-- START DATASET SECTION --
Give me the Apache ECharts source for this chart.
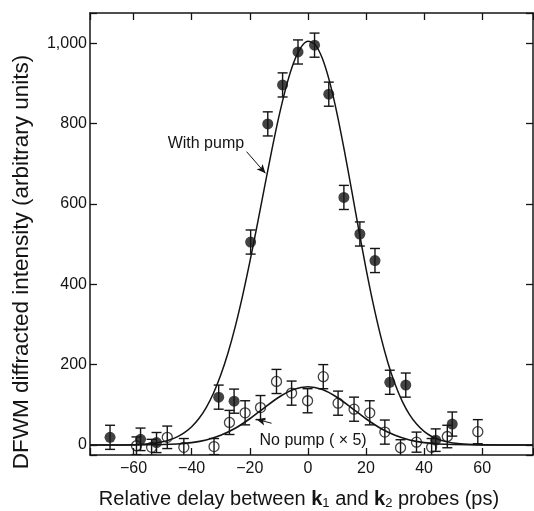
<!DOCTYPE html>
<html><head><meta charset="utf-8">
<script src="https://cdn.jsdelivr.net/npm/echarts@6/dist/echarts.min.js"></script>
<style>html,body{margin:0;padding:0;background:#fff}#c{width:534px;height:511px}</style>
</head><body><div id="c"></div>
<script>
// With pump (filled circles)
const pumpX   = [-68.1, -57.6, -52.1, -30.7, -25.4, -19.7, -13.8, -8.7, -3.4, 2.3, 7.2, 12.4, 17.9, 23.1, 28.2, 33.7, 44.0, 49.7];
const pumpY   = [19, 14, 6, 119, 109, 505, 799, 896, 978, 995, 873, 616, 525, 459, 156, 149, 12, 52];
const pumpErr = [30, 28, 25, 30, 30, 30, 30, 30, 30, 30, 30, 30, 30, 30, 30, 30, 28, 30];
// No pump (x5) (open circles)
const noX   = [-59.0, -53.8, -48.4, -42.7, -32.3, -27.0, -21.6, -16.3, -10.8, -5.6, -0.1, 5.3, 10.4, 15.9, 21.3, 26.5, 31.9, 37.4, 42.6, 48.0, 58.5];
const noY   = [-2, -6, 19, -6, -4, 56, 80, 93, 158, 129, 110, 170, 104, 89, 80, 32, -7, 7, -6, 21, 33];
const noErr = [22, 20, 28, 22, 20, 30, 30, 30, 30, 30, 30, 30, 30, 30, 30, 30, 20, 25, 22, 28, 30];
// Fitted curves
const fitPumpX = [-75, -60, -55, -50, -47.5, -45, -42.5, -40, -37.5, -35, -32.5, -30, -27.5, -25, -22.5, -20, -17.5, -15, -12.5, -10, -7.5, -5, -2.5, 0, 2.5, 5, 7.5, 10, 12.5, 15, 17.5, 20, 22.5, 25, 27.5, 30, 32.5, 35, 37.5, 40, 42.5, 45, 47.5, 50, 55, 60, 77.5];
const fitPumpY = [0, 0.6, 3.0, 8.2, 13.0, 20.2, 30.7, 45.5, 65.9, 93.2, 128.7, 173.8, 228.9, 294.6, 370.4, 454.8, 545.4, 638.8, 730.6, 816.3, 890.6, 949.2, 988.0, 1004.5, 996.3, 961.7, 903.5, 826.0, 734.9, 636.4, 536.2, 439.7, 350.9, 272.6, 206.0, 151.6, 108.5, 75.6, 51.3, 33.8, 21.7, 13.6, 8.3, 4.9, 1.6, 0.5, 0];
const fitNoX = [-75, -60, -50, -45, -40, -35, -30, -25, -20, -15, -10, -5, 0, 5, 10, 15, 20, 25, 30, 35, 40, 45, 50, 60, 77.5];
const fitNoY = [0, 0.1, 1.0, 2.5, 5.9, 12.5, 24.0, 41.5, 65.2, 92.5, 118.7, 137.9, 145, 137.9, 118.7, 92.5, 65.2, 41.5, 24.0, 12.5, 5.9, 2.5, 1.0, 0.1, 0];
// Axis ticks
const xTicks = [-60, -40, -20, 0, 20, 40, 60];
const yTicks = [0, 200, 400, 600, 800, 1000];
const labelWith = 'With pump';
const labelNo = 'No pump ( × 5)';

const INK = '#141414';
const FONT = 'Liberation Sans, Arial, Helvetica, sans-serif';
const zip = (a, b) => a.map((v, i) => [v, b[i]]);
const bars = (xs, ys, es) => xs.map((x, i) => [x, ys[i] - es[i], ys[i] + es[i]]);

function errRender(params, api) {
  const x = api.value(0);
  const p1 = api.coord([x, api.value(1)]);
  const p2 = api.coord([x, api.value(2)]);
  const w = 5;
  const st = { stroke: INK, lineWidth: 1.4 };
  return { type: 'group', children: [
    { type: 'line', shape: { x1: p1[0], y1: p1[1], x2: p2[0], y2: p2[1] }, style: st },
    { type: 'line', shape: { x1: p1[0] - w, y1: p1[1], x2: p1[0] + w, y2: p1[1] }, style: st },
    { type: 'line', shape: { x1: p2[0] - w, y1: p2[1], x2: p2[0] + w, y2: p2[1] }, style: st }
  ]};
}

const fmtX = v => xTicks.includes(v) ? (v < 0 ? '\u2212' + Math.abs(v) : String(v)) : '';
const fmtY = v => yTicks.includes(v) ? (v >= 1000 ? '1,' + String(v).slice(1) : String(v)) : '';

const axLine = { show: true, onZero: false, lineStyle: { color: INK, width: 1.5 } };
const axTick = { show: true, inside: true, length: 7, lineStyle: { color: INK, width: 1.3 } };

const chart = echarts.init(document.getElementById('c'), null, { renderer: 'canvas' });
chart.setOption({
  backgroundColor: '#fff',
  animation: false,
  grid: { left: 90, right: 1, top: 13, bottom: 56, containLabel: false, outerBoundsMode: 'none' },
  xAxis: [
    { type: 'value', position: 'bottom', min: -75, max: 77.5, splitNumber: 7,
      axisLine: axLine, axisTick: axTick, splitLine: { show: false },
      axisLabel: { formatter: fmtX, fontSize: 16, color: INK, fontFamily: FONT, margin: 6 },
      name: 'Relative delay between {b|k}{s|1} and {b|k}{s|2} probes (ps)',
      nameLocation: 'middle', nameGap: 34,
      nameTextStyle: { fontSize: 20, color: INK, fontFamily: FONT, padding: [0, 25, 0, 0],
        rich: { b: { fontSize: 20, fontWeight: 'bold', color: INK, fontFamily: FONT },
                s: { fontSize: 13, color: INK, fontFamily: FONT, padding: [8, 0, 0, 0] } } } },
    { type: 'value', position: 'top', min: -75, max: 77.5, splitNumber: 7,
      axisLine: axLine, axisTick: axTick, splitLine: { show: false }, axisLabel: { show: false } }
  ],
  yAxis: [
    { type: 'value', position: 'left', min: -25, max: 1075, splitNumber: 5,
      axisLine: axLine, axisTick: axTick, splitLine: { show: false },
      axisLabel: { formatter: fmtY, fontSize: 16, color: INK, fontFamily: FONT, margin: 3 },
      name: 'DFWM diffracted intensity (arbitrary units)', nameLocation: 'middle', nameGap: 57,
      nameTextStyle: { fontSize: 22.5, color: INK, fontFamily: FONT, padding: [0, 56, 0, 0] } },
    { type: 'value', position: 'right', min: -25, max: 1075, splitNumber: 5,
      axisLine: axLine, axisTick: axTick, splitLine: { show: false }, axisLabel: { show: false } }
  ],
  series: [
    { type: 'line', data: zip(fitPumpX, fitPumpY), smooth: 0.3, symbol: 'none', clip: true,
      lineStyle: { color: INK, width: 1.5 }, z: 2,
      markLine: { silent: true, symbol: ['none', 'arrow'], symbolSize: [6, 9], animation: false,
        lineStyle: { color: INK, width: 1, type: 'solid' }, label: { show: false },
        data: [[{ coord: [-21.1, 730] }, { coord: [-14.6, 676] }]] },
      markPoint: { silent: true, animation: false,
        data: [{ coord: [-35.1, 750], symbol: 'circle', symbolSize: 0,
          label: { show: true, position: 'inside', formatter: labelWith, fontSize: 16, color: INK, fontFamily: FONT } }] } },
    { type: 'line', data: zip(fitNoX, fitNoY), smooth: 0.3, symbol: 'none', clip: true,
      lineStyle: { color: INK, width: 1.6 }, z: 2,
      markLine: { silent: true, symbol: ['none', 'arrow'], symbolSize: [6, 9], animation: false,
        lineStyle: { color: INK, width: 1, type: 'solid' }, label: { show: false },
        data: [[{ coord: [-12.5, 54] }, { coord: [-17.7, 64] }]] },
      markPoint: { silent: true, animation: false,
        data: [{ coord: [1.8, 11], symbol: 'circle', symbolSize: 0,
          label: { show: true, position: 'inside', formatter: labelNo, fontSize: 16, color: INK, fontFamily: FONT } }] } },
    { type: 'custom', data: bars(noX, noY, noErr), renderItem: errRender, clip: true, z: 3 },
    { type: 'custom', data: bars(pumpX, pumpY, pumpErr), renderItem: errRender, clip: true, z: 3 },
    { type: 'scatter', data: zip(noX, noY), symbol: 'circle', symbolSize: 10, clip: true, z: 4,
      itemStyle: { color: 'rgba(255,255,255,0)', borderColor: INK, borderWidth: 1.3 } },
    { type: 'scatter', data: zip(pumpX, pumpY), symbol: 'circle', symbolSize: 11, clip: true, z: 5,
      itemStyle: { color: INK } }
  ]
});
</script></body></html>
-- END DATASET SECTION --
## WHAT IS NEEDED
Every line from the start of the listing above through the line with "const labelNo = 'No pump ( × 5)';" should be repeated exactly; skip the pictures and add nothing else.

## ANSWER IN FULL
Give me the Apache ECharts source for this chart.
<!DOCTYPE html>
<html><head><meta charset="utf-8">
<script src="https://cdn.jsdelivr.net/npm/echarts@6/dist/echarts.min.js"></script>
<style>html,body{margin:0;padding:0;background:#fff}#c{width:534px;height:511px}</style>
</head><body><div id="c"></div>
<script>
// With pump (filled circles)
const pumpX   = [-68.1, -57.6, -52.1, -30.7, -25.4, -19.7, -13.8, -8.7, -3.4, 2.3, 7.2, 12.4, 17.9, 23.1, 28.2, 33.7, 44.0, 49.7];
const pumpY   = [19, 14, 6, 119, 109, 505, 799, 896, 978, 995, 873, 616, 525, 459, 156, 149, 12, 52];
const pumpErr = [30, 28, 25, 30, 30, 30, 30, 30, 30, 30, 30, 30, 30, 30, 30, 30, 28, 30];
// No pump (x5) (open circles)
const noX   = [-59.0, -53.8, -48.4, -42.7, -32.3, -27.0, -21.6, -16.3, -10.8, -5.6, -0.1, 5.3, 10.4, 15.9, 21.3, 26.5, 31.9, 37.4, 42.6, 48.0, 58.5];
const noY   = [-2, -6, 19, -6, -4, 56, 80, 93, 158, 129, 110, 170, 104, 89, 80, 32, -7, 7, -6, 21, 33];
const noErr = [22, 20, 28, 22, 20, 30, 30, 30, 30, 30, 30, 30, 30, 30, 30, 30, 20, 25, 22, 28, 30];
// Fitted curves
const fitPumpX = [-75, -60, -55, -50, -47.5, -45, -42.5, -40, -37.5, -35, -32.5, -30, -27.5, -25, -22.5, -20, -17.5, -15, -12.5, -10, -7.5, -5, -2.5, 0, 2.5, 5, 7.5, 10, 12.5, 15, 17.5, 20, 22.5, 25, 27.5, 30, 32.5, 35, 37.5, 40, 42.5, 45, 47.5, 50, 55, 60, 77.5];
const fitPumpY = [0, 0.6, 3.0, 8.2, 13.0, 20.2, 30.7, 45.5, 65.9, 93.2, 128.7, 173.8, 228.9, 294.6, 370.4, 454.8, 545.4, 638.8, 730.6, 816.3, 890.6, 949.2, 988.0, 1004.5, 996.3, 961.7, 903.5, 826.0, 734.9, 636.4, 536.2, 439.7, 350.9, 272.6, 206.0, 151.6, 108.5, 75.6, 51.3, 33.8, 21.7, 13.6, 8.3, 4.9, 1.6, 0.5, 0];
const fitNoX = [-75, -60, -50, -45, -40, -35, -30, -25, -20, -15, -10, -5, 0, 5, 10, 15, 20, 25, 30, 35, 40, 45, 50, 60, 77.5];
const fitNoY = [0, 0.1, 1.0, 2.5, 5.9, 12.5, 24.0, 41.5, 65.2, 92.5, 118.7, 137.9, 145, 137.9, 118.7, 92.5, 65.2, 41.5, 24.0, 12.5, 5.9, 2.5, 1.0, 0.1, 0];
// Axis ticks
const xTicks = [-60, -40, -20, 0, 20, 40, 60];
const yTicks = [0, 200, 400, 600, 800, 1000];
const labelWith = 'With pump';
const labelNo = 'No pump ( × 5)';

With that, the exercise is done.